Refilled both cups. Took a deep breath. And started walking. AGAIN. And I'm not ashamed to admit, I cried a bit on that walk back into the park. I only had about a dozen wipes left out of the ENTIRE TUB I had brought with me. I don't even know what I'm going to do if she decides to let fly again. AND I have a three hour drive home ahead of me. Which even at the point I was at, shaking and crying, I knew I couldn't leave just then. I HAD TO CALM DOWN and...

Tip #10: Feed YOURSELF.

Self explanatory. I was fucking hungry. At this point it was almost two in the goddamn afternoon.

Tip #11: FEED YOURSELF AND SIT DOWN. Again, you are no use to your baby dead.

About this point in the program I was finally at the "fuck all y'all" stage and sat my happy ass down for two hours eating and watching shows.

It was fucking brilliant.

And believe it or not, my day got better from that point. Who knew??

But a few more little tidbits.

Tip #12: If outside, bring a blanket.

Because eventually, and who can really blame them, your bundle of love is going to want OUT OF THAT STROLLER ZOMFG NOW!! Tip #9 comes in handy right about now when you make a small picnic out of snacks.

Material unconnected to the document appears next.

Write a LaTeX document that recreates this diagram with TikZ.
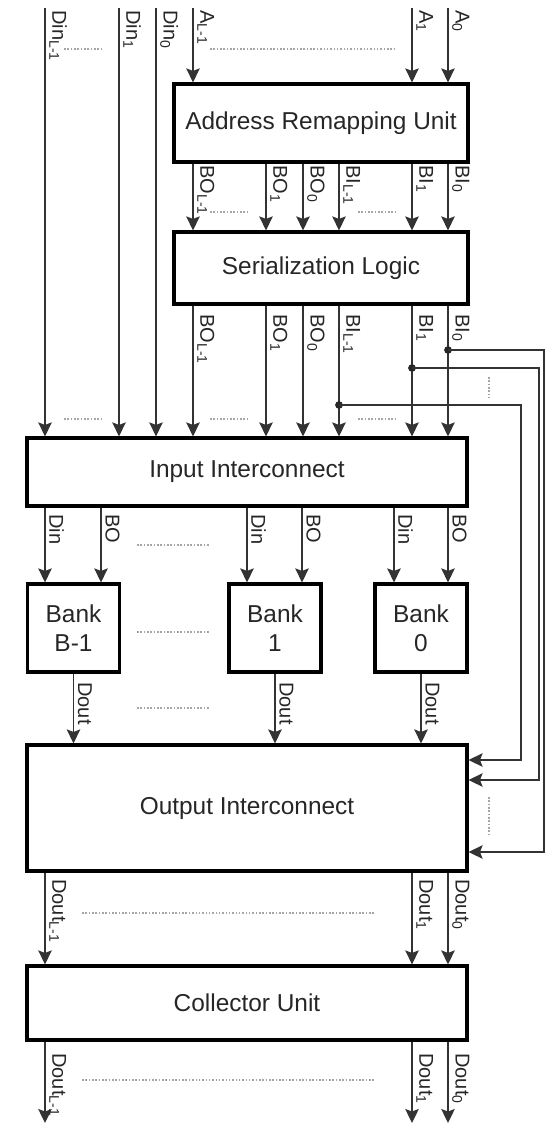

Tip #13: Find a way to bring them down a notch.

I did this by listening to a group singing Italian chamber music.

Tip #14: When it comes to long drives, take turns. Oh shifts.

I could not do this. I had a three hour drive home with a screaming child in the backseat on my own. Which leads me to the last tip...

Tip #15: Travel with reinforcements.

Now this list is in no way written in stone. Maybe you have a wonderful child that doesn't shatter the earth's core when they fart. If you do, please don't tell me, I don't want to know about it.

All in all, the day trip for me personally was pretty horrible. I didn't get home until after 11 and at that point I just wanted to sleep, cry and die all the same time. The last 20 minutes of the drive I had to talk to myself to keep myself awake.

And I honestly think that if I would have had another set of hands to help with things like the extreme shit wrangling, I would have been in a better mood.

Though you know what the REAL kick to the pants was?

The kid had a great goddamn time and sacked out smiling when we finally got home.


Tip #16: Try to have a good time. And if that fails, just drink. Heavily.